#### [Your task]
Leave the pictures out. Return all other data exactly.

#### [Source excerpt]
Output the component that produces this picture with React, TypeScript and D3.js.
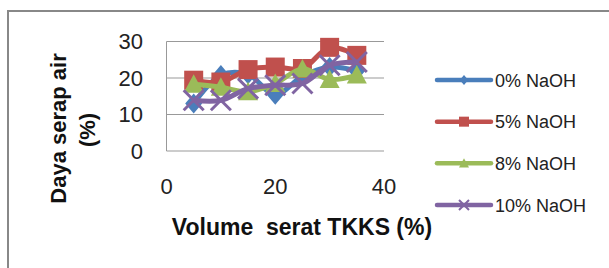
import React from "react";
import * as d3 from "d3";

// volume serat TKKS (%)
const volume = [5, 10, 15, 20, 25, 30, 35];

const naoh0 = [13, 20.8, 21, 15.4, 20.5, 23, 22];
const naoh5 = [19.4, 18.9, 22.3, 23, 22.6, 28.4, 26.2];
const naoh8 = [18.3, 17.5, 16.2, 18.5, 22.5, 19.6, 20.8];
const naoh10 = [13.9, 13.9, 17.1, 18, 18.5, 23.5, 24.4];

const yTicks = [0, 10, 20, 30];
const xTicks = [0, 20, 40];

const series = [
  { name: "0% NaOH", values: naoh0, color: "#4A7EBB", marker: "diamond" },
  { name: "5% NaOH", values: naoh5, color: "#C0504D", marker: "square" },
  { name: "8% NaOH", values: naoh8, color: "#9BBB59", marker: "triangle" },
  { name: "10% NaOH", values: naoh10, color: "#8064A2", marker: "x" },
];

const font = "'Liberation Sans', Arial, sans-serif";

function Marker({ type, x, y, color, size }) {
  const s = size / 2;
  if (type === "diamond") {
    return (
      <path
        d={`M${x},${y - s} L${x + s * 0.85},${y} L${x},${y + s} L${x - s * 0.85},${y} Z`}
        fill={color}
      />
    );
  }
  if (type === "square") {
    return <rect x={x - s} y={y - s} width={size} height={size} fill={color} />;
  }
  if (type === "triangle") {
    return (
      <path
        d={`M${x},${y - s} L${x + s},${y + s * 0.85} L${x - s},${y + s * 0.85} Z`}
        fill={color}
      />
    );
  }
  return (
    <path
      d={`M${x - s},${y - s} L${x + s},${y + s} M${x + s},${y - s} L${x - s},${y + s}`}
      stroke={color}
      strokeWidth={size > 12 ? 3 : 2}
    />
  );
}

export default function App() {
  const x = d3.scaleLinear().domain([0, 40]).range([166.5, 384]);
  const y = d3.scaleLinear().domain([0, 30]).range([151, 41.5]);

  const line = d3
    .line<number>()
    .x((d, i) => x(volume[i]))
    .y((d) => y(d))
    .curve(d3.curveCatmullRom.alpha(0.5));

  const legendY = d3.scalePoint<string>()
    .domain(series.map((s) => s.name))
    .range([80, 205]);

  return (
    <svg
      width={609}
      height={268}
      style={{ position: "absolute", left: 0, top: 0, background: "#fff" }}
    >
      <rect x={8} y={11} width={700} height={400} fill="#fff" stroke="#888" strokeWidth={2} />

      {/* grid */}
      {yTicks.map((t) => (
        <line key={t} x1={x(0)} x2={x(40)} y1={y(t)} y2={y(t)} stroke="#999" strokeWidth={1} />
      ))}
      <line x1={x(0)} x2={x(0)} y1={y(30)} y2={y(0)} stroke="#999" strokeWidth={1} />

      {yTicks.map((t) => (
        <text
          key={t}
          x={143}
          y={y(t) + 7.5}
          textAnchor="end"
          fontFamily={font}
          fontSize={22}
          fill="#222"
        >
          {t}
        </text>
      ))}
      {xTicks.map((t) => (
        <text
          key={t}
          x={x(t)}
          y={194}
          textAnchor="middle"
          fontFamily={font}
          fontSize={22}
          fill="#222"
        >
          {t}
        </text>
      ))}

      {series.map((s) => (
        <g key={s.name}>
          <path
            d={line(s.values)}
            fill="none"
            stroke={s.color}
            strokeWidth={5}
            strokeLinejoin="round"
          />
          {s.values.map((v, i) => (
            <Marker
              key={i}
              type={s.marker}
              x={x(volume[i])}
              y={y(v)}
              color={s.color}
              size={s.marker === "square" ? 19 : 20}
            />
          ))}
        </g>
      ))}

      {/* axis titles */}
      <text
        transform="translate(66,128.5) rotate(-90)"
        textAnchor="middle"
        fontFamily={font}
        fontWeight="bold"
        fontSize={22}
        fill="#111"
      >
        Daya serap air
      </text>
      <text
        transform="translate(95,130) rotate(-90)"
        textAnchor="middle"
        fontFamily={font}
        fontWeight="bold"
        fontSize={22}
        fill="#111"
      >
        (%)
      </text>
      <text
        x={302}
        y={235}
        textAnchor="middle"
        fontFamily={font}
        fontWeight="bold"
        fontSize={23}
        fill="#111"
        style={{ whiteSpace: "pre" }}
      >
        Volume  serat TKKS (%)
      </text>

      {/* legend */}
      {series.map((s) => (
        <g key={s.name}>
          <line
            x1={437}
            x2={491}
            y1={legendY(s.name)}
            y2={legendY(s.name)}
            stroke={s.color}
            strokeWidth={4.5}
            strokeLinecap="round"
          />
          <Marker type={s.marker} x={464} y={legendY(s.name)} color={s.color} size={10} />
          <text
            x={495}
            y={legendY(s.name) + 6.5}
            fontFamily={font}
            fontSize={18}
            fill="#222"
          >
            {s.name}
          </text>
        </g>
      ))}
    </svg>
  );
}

#### [Expected output]
Output the component that produces this picture with React, TypeScript and D3.js.
import React from "react";
import * as d3 from "d3";

// volume serat TKKS (%)
const volume = [5, 10, 15, 20, 25, 30, 35];

const naoh0 = [13, 20.8, 21, 15.4, 20.5, 23, 22];
const naoh5 = [19.4, 18.9, 22.3, 23, 22.6, 28.4, 26.2];
const naoh8 = [18.3, 17.5, 16.2, 18.5, 22.5, 19.6, 20.8];
const naoh10 = [13.9, 13.9, 17.1, 18, 18.5, 23.5, 24.4];

const yTicks = [0, 10, 20, 30];
const xTicks = [0, 20, 40];

const series = [
  { name: "0% NaOH", values: naoh0, color: "#4A7EBB", marker: "diamond" },
  { name: "5% NaOH", values: naoh5, color: "#C0504D", marker: "square" },
  { name: "8% NaOH", values: naoh8, color: "#9BBB59", marker: "triangle" },
  { name: "10% NaOH", values: naoh10, color: "#8064A2", marker: "x" },
];

const font = "'Liberation Sans', Arial, sans-serif";

function Marker({ type, x, y, color, size }) {
  const s = size / 2;
  if (type === "diamond") {
    return (
      <path
        d={`M${x},${y - s} L${x + s * 0.85},${y} L${x},${y + s} L${x - s * 0.85},${y} Z`}
        fill={color}
      />
    );
  }
  if (type === "square") {
    return <rect x={x - s} y={y - s} width={size} height={size} fill={color} />;
  }
  if (type === "triangle") {
    return (
      <path
        d={`M${x},${y - s} L${x + s},${y + s * 0.85} L${x - s},${y + s * 0.85} Z`}
        fill={color}
      />
    );
  }
  return (
    <path
      d={`M${x - s},${y - s} L${x + s},${y + s} M${x + s},${y - s} L${x - s},${y + s}`}
      stroke={color}
      strokeWidth={size > 12 ? 3 : 2}
    />
  );
}

export default function App() {
  const x = d3.scaleLinear().domain([0, 40]).range([166.5, 384]);
  const y = d3.scaleLinear().domain([0, 30]).range([151, 41.5]);

  const line = d3
    .line<number>()
    .x((d, i) => x(volume[i]))
    .y((d) => y(d))
    .curve(d3.curveCatmullRom.alpha(0.5));

  const legendY = d3.scalePoint<string>()
    .domain(series.map((s) => s.name))
    .range([80, 205]);

  return (
    <svg
      width={609}
      height={268}
      style={{ position: "absolute", left: 0, top: 0, background: "#fff" }}
    >
      <rect x={8} y={11} width={700} height={400} fill="#fff" stroke="#888" strokeWidth={2} />

      {/* grid */}
      {yTicks.map((t) => (
        <line key={t} x1={x(0)} x2={x(40)} y1={y(t)} y2={y(t)} stroke="#999" strokeWidth={1} />
      ))}
      <line x1={x(0)} x2={x(0)} y1={y(30)} y2={y(0)} stroke="#999" strokeWidth={1} />

      {yTicks.map((t) => (
        <text
          key={t}
          x={143}
          y={y(t) + 7.5}
          textAnchor="end"
          fontFamily={font}
          fontSize={22}
          fill="#222"
        >
          {t}
        </text>
      ))}
      {xTicks.map((t) => (
        <text
          key={t}
          x={x(t)}
          y={194}
          textAnchor="middle"
          fontFamily={font}
          fontSize={22}
          fill="#222"
        >
          {t}
        </text>
      ))}

      {series.map((s) => (
        <g key={s.name}>
          <path
            d={line(s.values)}
            fill="none"
            stroke={s.color}
            strokeWidth={5}
            strokeLinejoin="round"
          />
          {s.values.map((v, i) => (
            <Marker
              key={i}
              type={s.marker}
              x={x(volume[i])}
              y={y(v)}
              color={s.color}
              size={s.marker === "square" ? 19 : 20}
            />
          ))}
        </g>
      ))}

      {/* axis titles */}
      <text
        transform="translate(66,128.5) rotate(-90)"
        textAnchor="middle"
        fontFamily={font}
        fontWeight="bold"
        fontSize={22}
        fill="#111"
      >
        Daya serap air
      </text>
      <text
        transform="translate(95,130) rotate(-90)"
        textAnchor="middle"
        fontFamily={font}
        fontWeight="bold"
        fontSize={22}
        fill="#111"
      >
        (%)
      </text>
      <text
        x={302}
        y={235}
        textAnchor="middle"
        fontFamily={font}
        fontWeight="bold"
        fontSize={23}
        fill="#111"
        style={{ whiteSpace: "pre" }}
      >
        Volume  serat TKKS (%)
      </text>

      {/* legend */}
      {series.map((s) => (
        <g key={s.name}>
          <line
            x1={437}
            x2={491}
            y1={legendY(s.name)}
            y2={legendY(s.name)}
            stroke={s.color}
            strokeWidth={4.5}
            strokeLinecap="round"
          />
          <Marker type={s.marker} x={464} y={legendY(s.name)} color={s.color} size={10} />
          <text
            x={495}
            y={legendY(s.name) + 6.5}
            fontFamily={font}
            fontSize={18}
            fill="#222"
          >
            {s.name}
          </text>
        </g>
      ))}
    </svg>
  );
}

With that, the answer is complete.